The bug flows are part of a larger plan approved in late 2016 to manage operations at Glen Canyon Dam, which holds back Lake Powell and has established a prized rainbow trout fishery in the tailwater extending downstream to Lees Ferry, launch point for the Grand Canyon. Researchers are recommending three consecutive years of bug flows and remain hopeful that rarer insects such as stoneflies and mayflies will become more frequent around Lees Ferry.  

The agency has already recorded a sharp increase in the number of caddisflies through the Grand Canyon. With the aid of citizen scientists using black light traps, researchers saw the number of caddisflies caught increase from 91 per hour in 2017 to 358 per hour last year, outpacing the number of midges for the first time since the agency began tracking them in 2012. 

Meanwhile, the number of adult midges throughout the Grand Canyon rose by 34 percent on weekends versus weekdays during last year’s experiment. Intensive sampling one weekend in August showed an 865 percent increase in midges between Glen Canyon Dam and Lees Ferry, the agency said. 

The bug flows don’t change the amount of water the U.S. Bureau of Reclamation must deliver downstream through Lake Mead to Arizona, Nevada, California and Mexico. The lower levels on the weekend are offset by higher peak flows for hydropower during the week. And the broader plan includes periodic high flows designed to push sand built up in Colorado River tributaries through the Grand Canyon as well as other experiments that could help native fish like the endangered humpback chub, along with non-native trout. 

The Lees Ferry fishery has been defined by its up-and-down character since rainbow trout were introduced after the completion of Glen Canyon Dam in the mid-1960s. With 83 reservoirs in its upper basin and 10 reservoirs in the lower basin, the Colorado River Basin is considered the most heavily regulated river system in the world. And the colossal dam in the heart of it all — Glen Canyon — has been something of a water management experiment since its origin. 

Halting the flow of the warm, turbid river at Lake Powell, the dam releases cold, clear water from the bottom of the reservoir that provides hydroelectric power and establishes ideal conditions for a sport fishery below. Along with the trout, an array of insects, scuds, cladophora algae, snails and crayfish were also put in the river. 

Fly fishing the Colorado below Glen Canyon Dam in Arizona. Photo by Scott Willoughby.

During its first decade, the fishery remained largely undiscovered as the nutrient-rich river grew massive trout upwards of 10 pounds. Hitting its prime in the 1970s, the section was designated as a blue-ribbon trout fishery by the Arizona Game and Fish Department in 1981. Erratic river flows over the next two decades led to corresponding rises and ebbing of the fishery, although it’s the daily surge of hydropower demands that creates the most notable impact. 

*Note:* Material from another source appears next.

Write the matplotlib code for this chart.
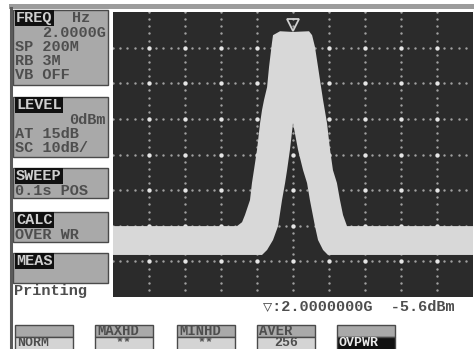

Early morning anglers typically witness the river rise around their waders as increasing energy needs dictate the amount of water flowing through the channel. The advantage is that anglers actually have the opportunity to scout the riverbed for potential holding areas before they are covered with water, then drift a cast over them as the river rises and fish move into prime spots. 

The downside is that the fishing often turns off when the river begins to recede, typically by 2 p.m. But thanks to the bug flow experiment, the fishery is likely to remain more consistent, at least on weekends through August. (Hydropower took a hit of about $165,000 — about half of what was expected — in the 2018 experiment, the Geological Survey said.) 

Whether it’s the low, steady flows that are helping anglers get their flies in front of more fish or the increase in insects that’s improving the bite right now still remains to be seen. Or it could be attributed to something else entirely. 

“We’ll see if it happens again this year,” AGFD fisheries biologist David Rogowski said of last year’s 18 percent catch increase. “I didn’t even really expect it would change the catch-per-unit rate at all.” 

With any luck, the fishing will continue to grow with the flow.